Beatrix Potter the Farmer
Having earned some money from the sale of her books, Beatrix Potter purchased a little farm in the Lake District called Hill Top farm in the village of Near Sawrey. It was there she went to grieve Norman's death. She threw herself into her writing and turned to farming, as well, to assuage her loss. As the success of her books increased over the years, so did her income, which she used to purchase livestock. With the help of local solicitor, William Heelis, she also purchased more land around Near Sawrey. Her interest in farming increased tensions at home with her parents with whom she still lived full-time as was befitting of a dutiful Victorian spinster-daughter. However, she tried to get away to Hill Top farm as often and for as long as she could.
After a few years, Potter was elected to the local landowner's association for whom Heelis served as legal advisor. By 1912, she had refocused most of her creative energy on farming rather than writing, and in June of that year William Heelis proposed. The two were married in August of 1913 when Potter was 47 years old. Finally, she was able to escape the tyranny of her parents, make Near Sawrey her permanent home, and farming her full-time vocation.
Beatrix Potter the Conservationist
After World War II, Potter became interested in conservation efforts and found a mentor in Hardwicke Rawnsley, founder of the National Trust, who was also her good friend. His influence drew both Potter and Heelis into a close partnership with the Trust. Not only did they want to preserve the land, but the culture of fell farming (hill farming) as well as the pure-bred Herdwick sheep that were part of that culture. Potter continued to buy land and farms in the area as they came on the market, and joined the Herdwick Sheep Breeders' Association. She was one of only a handful of female members.
Biographer Anne Lear writes:
"In 1929 her skill at managing Lakeland farms was tested when she seized the opportunity to buy and preserve Monk Coniston Park. A 4,000-acre property, its many component farms, straddled the Coniston and Tilberthwaite valleys, and included not only Tarn Hows, the large teardrop-shaped lake long famous for its scenic beauty, but also Holme Ground, a farm that had once belonged to Beatrix's great grandfather. The piecemeal purchase of Monk Coniston would have meant the disintegration of traditional hill-county farms, the loss of livelihood to farmers, tenants and cottagers, and the scattering of livestock, particularly Herdwick sheep."
Potter bought the property in partnership with the National Trust.

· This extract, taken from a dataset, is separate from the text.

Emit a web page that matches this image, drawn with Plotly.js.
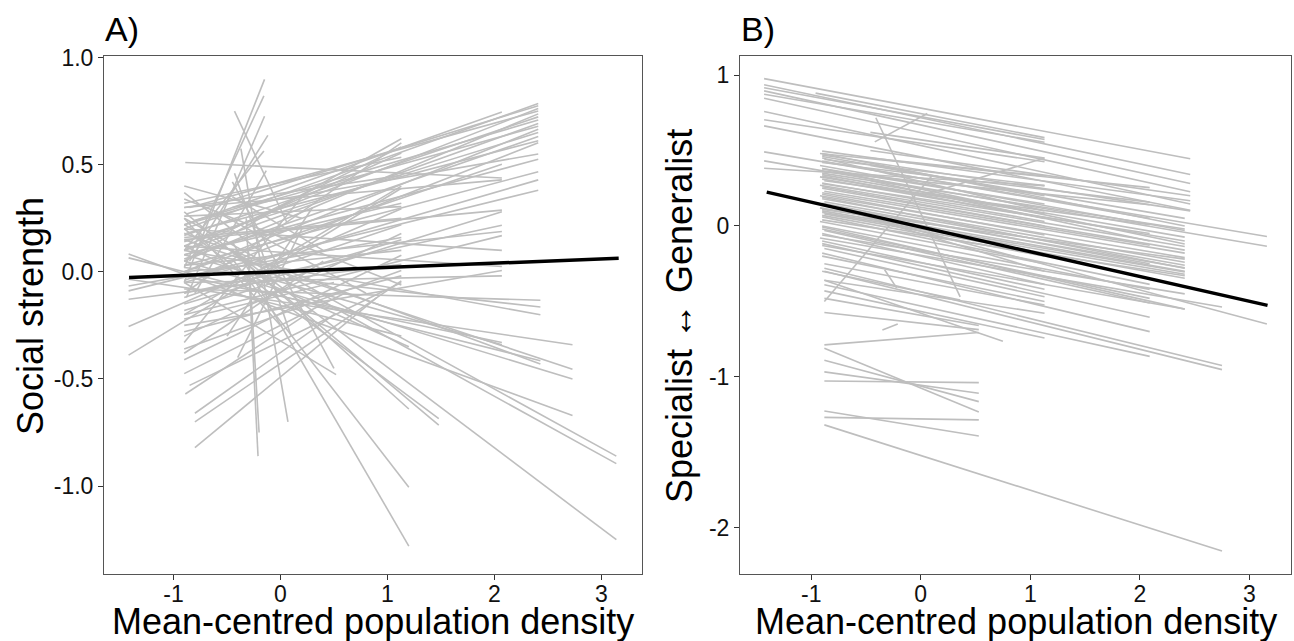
<!DOCTYPE html>
<html>
<head>
<meta charset="utf-8">
<script src="https://cdn.plot.ly/plotly-3.0.1.min.js"></script>
<style>html,body{margin:0;padding:0;background:#fff;}#chart{width:1294px;height:641px;}</style>
</head>
<body>
<div id="chart"></div>
<script>
// ---------- Panel A: individual slopes (start x, start y, end x, end y) ----------
const aX0 = [-0.90,-0.88,-0.90,-0.85,-0.90,-0.90,-0.80,-0.90,-0.90,-0.90,-0.90,-0.90,-0.88,-0.90,-0.90,-0.90,-0.90,-1.42,
  -0.90,-0.89,-0.90,-0.90,-0.90,-0.90,-0.90,-0.90,-0.90,-0.90,-0.90,-0.90,-0.90,
  -0.90,-0.90,-0.90,-1.42,-0.90,-1.42,-0.90,-0.90,-1.42,-0.90,-0.90,-0.45,
  -0.90,-0.90,-0.45,-0.90,-0.90,-0.90,-1.42,-0.90,-1.42,-0.90,-1.42,-0.90,-0.90,-1.42,-0.90,-0.90,-0.80,-0.90,
  -0.45,-0.45,-0.45,-0.90,-0.90,-0.90,-0.37,
  -0.90,-0.90,-0.88,-0.85,-0.90,-0.80,
  -0.43,-0.43,-0.32,-0.30,
  -0.80,-0.80,-0.89,-0.85,-0.90,
  -0.45,-0.50,-0.90,-0.90,-0.45,-0.90,-0.40,
  -0.90,-0.90,-0.90,-0.90,-0.90,-0.90,-0.90,-0.90,-0.45,-0.90,-0.60,-0.90,-0.45,-0.90];
const aY0 = [0.20,0.27,0.12,0.30,0.05,0.17,0.24,0.10,0.22,0.00,0.14,0.06,0.18,-0.04,0.08,0.03,-0.05,-0.089,
  0.22,0.51,0.00,0.30,0.15,-0.10,0.03,-0.20,0.12,-0.25,-0.05,-0.02,0.08,
  -0.08,0.02,0.10,0.065,0.18,-0.035,0.15,0.05,0.083,0.25,0.22,0.10,
  0.05,-0.10,0.20,0.10,0.32,-0.20,-0.389,0.26,-0.255,-0.30,-0.066,-0.15,-0.41,-0.128,-0.36,-0.28,-0.70,0.34,
  0.10,0.06,0.14,0.20,0.28,-0.05,0.575,
  -0.05,0.02,-0.12,0.05,0.10,-0.10,
  0.75,0.46,0.25,0.10,
  -0.82,-0.66,-0.57,-0.53,-0.475,
  0.35,-0.30,0.25,-0.33,0.42,0.37,-0.40,
  0.30,0.16,0.08,-0.12,0.00,-0.18,0.20,-0.22,-0.10,0.12,0.28,-0.38,0.30,0.40];
const aX1 = [2.41,2.41,2.41,2.41,2.41,2.41,2.41,2.41,2.41,2.41,2.41,2.41,2.41,2.41,2.41,2.41,2.41,2.41,
  2.07,2.07,2.07,2.07,2.07,2.07,2.07,2.07,2.07,2.07,2.07,2.07,2.07,
  2.43,2.43,2.43,2.43,2.43,2.73,2.73,2.73,2.73,3.14,3.14,3.14,
  1.13,1.13,1.13,1.13,1.13,1.13,1.13,1.13,1.13,1.13,1.13,1.13,1.13,1.13,1.13,1.13,1.13,1.13,
  1.20,1.20,1.20,1.48,1.48,0.52,0.07,
  -0.149,-0.155,-0.149,-0.118,-0.155,-0.133,
  0.06,0.10,-0.21,-0.20,
  0.90,0.50,0.30,1.13,0.60,
  0.40,0.30,0.00,0.20,0.50,-0.20,0.20,
  1.13,1.13,1.13,1.13,1.13,2.07,2.07,0.50,1.13,1.20,0.80,0.40,2.41,0.20];
const aY1 = [0.785,0.775,0.762,0.750,0.737,0.723,0.708,0.692,0.679,0.665,0.650,0.631,0.612,0.602,0.525,0.467,0.429,0.381,
  0.746,0.438,0.502,0.429,0.288,0.217,0.188,0.169,0.025,0.006,-0.019,-0.33,-0.34,
  -0.133,-0.164,-0.20,-0.415,-0.43,-0.34,-0.455,-0.50,-0.67,-0.86,-0.895,-1.25,
  0.621,0.602,0.583,0.554,0.535,0.40,0.39,0.304,0.294,0.179,0.16,0.15,0.077,0.035,0.006,-0.019,-0.042,-0.062,
  -0.64,-1.005,-1.28,-0.685,-0.715,-0.48,-0.70,
  0.898,0.821,0.726,0.637,0.564,0.472,
  0.23,-0.30,-0.86,-0.75,
  -0.12,-0.20,-0.18,-0.05,-0.10,
  0.10,0.30,-0.25,0.35,-0.45,0.10,0.20,
  0.45,0.25,0.32,0.22,0.10,0.28,0.10,-0.05,-0.30,-0.35,-0.10,0.05,0.55,0.25];
// Panel A population-level fit
const aFitX = [-1.416, 3.162];
const aFitY = [-0.027, 0.063];

// ---------- Panel B: individual slopes ----------
const bX0 = [-1.43,-1.43,-1.43,-1.43,-1.43,-1.43,-1.43,-1.43,-1.43,-1.43,-1.43,-1.43,-0.96,-0.42,-0.41,-0.46,-0.88,-0.90,
  -0.90,-0.92,-0.90,-0.88,-0.90,-0.92,-0.90,-0.88,-0.90,-0.92,-0.90,-0.88,-0.90,-0.92,-0.90,-0.88,-0.90,-0.92,-0.90,-0.88,-0.90,-0.92,-0.90,-0.88,
  -0.90,-0.92,-0.90,-0.88,-0.90,-0.92,-0.90,-0.88,-0.90,-0.88,-0.88,-0.88,-0.88,-0.88,-0.88,-0.88,-0.88,-0.88,
  -0.46,-0.46,-0.46,0.00,-0.35,-0.33,-0.90,
  -0.90,-0.90,-0.90,-0.90,-0.90,-0.90,-0.90,-0.90,-0.90,-0.90,-0.90,-0.90,-0.90,-0.90,-0.90,-0.90,
  -0.88,-0.88,-0.88,-0.88,-0.88,-0.88,-0.88,-0.88,
  -0.90,-0.90,-0.90,-0.90,-0.90,-0.90,-0.46,-0.46];
const bY0 = [0.976,0.935,0.916,0.895,0.873,0.846,0.758,0.704,0.663,0.491,0.431,0.382,0.88,0.557,0.717,0.62,-0.50,0.14,
  0.496,0.48,0.46,0.44,0.42,0.40,0.38,0.36,0.34,0.325,0.31,0.30,0.285,0.27,0.25,0.23,0.21,0.20,0.18,0.16,0.137,0.12,0.10,0.08,
  0.06,0.03,-0.007,-0.03,-0.05,-0.08,-0.117,-0.15,-0.18,-0.25,-0.28,-0.30,-0.36,-0.39,-0.43,-0.48,-0.573,-0.36,
  0.40,0.30,0.05,0.20,-0.69,-0.29,-0.30,
  0.47,0.43,0.35,0.28,0.22,0.15,0.09,0.04,0.00,-0.06,-0.10,-0.13,-0.20,0.26,0.38,0.45,
  -0.788,-0.81,-0.89,-0.967,-1.027,-1.226,-1.268,-1.318,
  0.48,0.33,0.19,0.11,0.07,-0.02,0.50,0.45];
const bX1 = [2.46,2.46,1.13,2.46,1.13,2.46,2.46,1.13,2.46,3.16,3.16,1.13,1.13,0.06,0.36,1.13,0.10,3.16,
  2.46,2.09,2.41,1.13,2.09,2.41,1.13,2.09,2.41,1.13,2.41,2.09,1.13,2.41,2.41,2.09,1.13,2.41,2.41,2.41,2.41,2.41,2.41,2.41,
  2.09,1.13,2.41,2.09,1.13,2.75,2.09,1.13,2.09,1.13,2.75,2.75,1.13,2.09,1.13,0.53,0.53,0.75,
  1.13,2.09,1.13,1.13,-0.21,-0.22,0.36,
  2.46,2.09,2.41,2.09,2.41,2.09,2.41,2.41,2.09,2.41,1.13,2.41,1.13,1.13,2.41,1.13,
  0.53,0.53,0.53,0.53,0.53,0.53,0.53,2.75,
  2.41,1.13,2.41,2.41,1.13,2.09,2.46,1.13];
const bY1 = [0.445,0.341,0.573,0.281,0.554,0.226,0.145,0.425,0.104,-0.07,-0.135,0.267,0.585,0.745,-0.47,0.45,0.33,-0.65,
  0.167,0.254,0.05,0.267,0.158,-0.03,0.145,0.14,-0.074,0.08,-0.10,0.008,0.03,-0.136,-0.16,-0.128,-0.06,-0.21,-0.24,-0.26,-0.278,-0.30,-0.305,-0.346,
  -0.387,-0.25,-0.551,-0.51,-0.387,-0.537,-0.605,-0.469,-0.70,-0.524,-0.924,-0.952,-0.578,-0.864,-0.742,-0.66,-0.687,-0.764,
  0.20,-0.10,-0.30,0.45,-0.65,-0.41,-0.49,
  0.10,0.05,-0.02,-0.05,-0.18,-0.25,-0.32,-0.33,-0.42,-0.45,-0.42,-0.55,-0.50,0.00,-0.12,0.10,
  -0.706,-1.232,-1.164,-1.109,-1.038,-1.392,-1.285,-2.154,
  0.00,0.05,-0.28,-0.22,-0.20,-0.48,0.20,0.33];
// Panel B population-level fit
const bFitX = [-1.406, 3.166];
const bFitY = [0.224, -0.526];

// ---------- Ticks and labels ----------
const xTickVals = [-1, 0, 1, 2, 3];
const xTickText = ['-1', '0', '1', '2', '3'];
const aYTickVals = [1, 0.5, 0, -0.5, -1];
const aYTickText = ['1.0', '0.5', '0.0', '-0.5', '-1.0'];
const bYTickVals = [1, 0, -1, -2];
const bYTickText = ['1', '0', '-1', '-2'];
const panelLabels = ['A)', 'B)'];
const xTitle = 'Mean-centred population density';
const aYTitle = 'Social strength';
const bYTitle = 'Specialist \u2194 Generalist';

function segments(x0, y0, x1, y1) {
  const xs = [], ys = [];
  for (let i = 0; i < x0.length; i++) {
    xs.push(x0[i], x1[i], null);
    ys.push(y0[i], y1[i], null);
  }
  return {xs, ys};
}

const FONT = 'Liberation Sans, Arial, Helvetica, sans-serif';
const W = 1294, H = 641, MT = 56, MB = 67;
const PH = H - MT - MB;
function px(x) { return x / W; }
function py(y) { return (H - MB - y) / PH; }

const sa = segments(aX0, aY0, aX1, aY1);
const sb = segments(bX0, bY0, bX1, bY1);
const grey = {color: '#bebebe', width: 1.6};

const traces = [
  {x: sa.xs, y: sa.ys, type: 'scatter', mode: 'lines', line: grey, xaxis: 'x', yaxis: 'y', hoverinfo: 'skip', connectgaps: false},
  {x: aFitX, y: aFitY, type: 'scatter', mode: 'lines', line: {color: '#000', width: 3.5}, xaxis: 'x', yaxis: 'y'},
  {x: sb.xs, y: sb.ys, type: 'scatter', mode: 'lines', line: grey, xaxis: 'x2', yaxis: 'y2', hoverinfo: 'skip', connectgaps: false},
  {x: bFitX, y: bFitY, type: 'scatter', mode: 'lines', line: {color: '#000', width: 3.5}, xaxis: 'x2', yaxis: 'y2'}
];

const axisBase = {
  showgrid: false, zeroline: false, showline: true, mirror: true,
  linecolor: '#555', linewidth: 1,
  ticks: 'outside', ticklen: 5, tickwidth: 1, tickcolor: '#333',
  tickfont: {family: FONT, size: 23, color: '#111'},
  tickmode: 'array', fixedrange: true
};

const titleFont = {family: FONT, size: 36, color: '#000'};

const layout = {
  width: W, height: H,
  margin: {l: 0, r: 0, t: MT, b: MB, pad: 0},
  paper_bgcolor: '#fff', plot_bgcolor: '#fff',
  showlegend: false,
  xaxis: Object.assign({}, axisBase, {domain: [px(104), px(642)], range: [-1.65, 3.38], tickvals: xTickVals, ticktext: xTickText, anchor: 'y', ticklabelstandoff: -6}),
  yaxis: Object.assign({}, axisBase, {domain: [0, 1], range: [-1.41, 1.007], tickvals: aYTickVals, ticktext: aYTickText, anchor: 'x'}),
  xaxis2: Object.assign({}, axisBase, {domain: [px(740), px(1291)], range: [-1.65, 3.38], tickvals: xTickVals, ticktext: xTickText, anchor: 'y2', ticklabelstandoff: -6}),
  yaxis2: Object.assign({}, axisBase, {domain: [0, 1], range: [-2.306, 1.126], tickvals: bYTickVals, ticktext: bYTickText, anchor: 'x2'}),
  annotations: [
    {text: panelLabels[0], xref: 'paper', yref: 'paper', x: px(103), y: py(29), xanchor: 'left', yanchor: 'middle', showarrow: false, font: {family: FONT, size: 34, color: '#000'}},
    {text: panelLabels[1], xref: 'paper', yref: 'paper', x: px(739), y: py(29), xanchor: 'left', yanchor: 'middle', showarrow: false, font: {family: FONT, size: 34, color: '#000'}},
    {text: xTitle, xref: 'paper', yref: 'paper', x: px(373), y: py(621), xanchor: 'center', yanchor: 'middle', showarrow: false, font: titleFont},
    {text: xTitle, xref: 'paper', yref: 'paper', x: px(1016), y: py(621), xanchor: 'center', yanchor: 'middle', showarrow: false, font: titleFont},
    {text: aYTitle, xref: 'paper', yref: 'paper', x: px(30), y: py(316), xanchor: 'center', yanchor: 'middle', textangle: -90, showarrow: false, font: titleFont},
    {text: bYTitle, xref: 'paper', yref: 'paper', x: px(679), y: py(316), xanchor: 'center', yanchor: 'middle', textangle: -90, showarrow: false, font: titleFont}
  ]
};

Plotly.newPlot('chart', traces, layout, {displayModeBar: false, staticPlot: true});
</script>
</body>
</html>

The agreement between the two parties was that when the Trust had raised enough money, they would purchase half of the land back from Potter. Potter was so good at managing Monk Coniston that even after the Trust bought back their half of the land, they asked Potter to continue managing both properties. She was then 65 years old. When Beatrix Potter died in December of 1943, she left more than 4,000 acres to the National Trust.
As a young woman Beatrix Potter was determined to do something meaningful with her life; something outside of the parlors of Victorian England. She was a rebel with a cause. "If I have done anything -- even a little -- to help small children on the road to enjoy and appreciate honest, simple pleasure, I have done a bit of good," she once said. Beatrix Potter has done a "bit of good" for countless children the world over. Today, her books still sell in the millions and have been translated into thirty languages. In addition, she successfully preserved most of what is now Lake District National Park.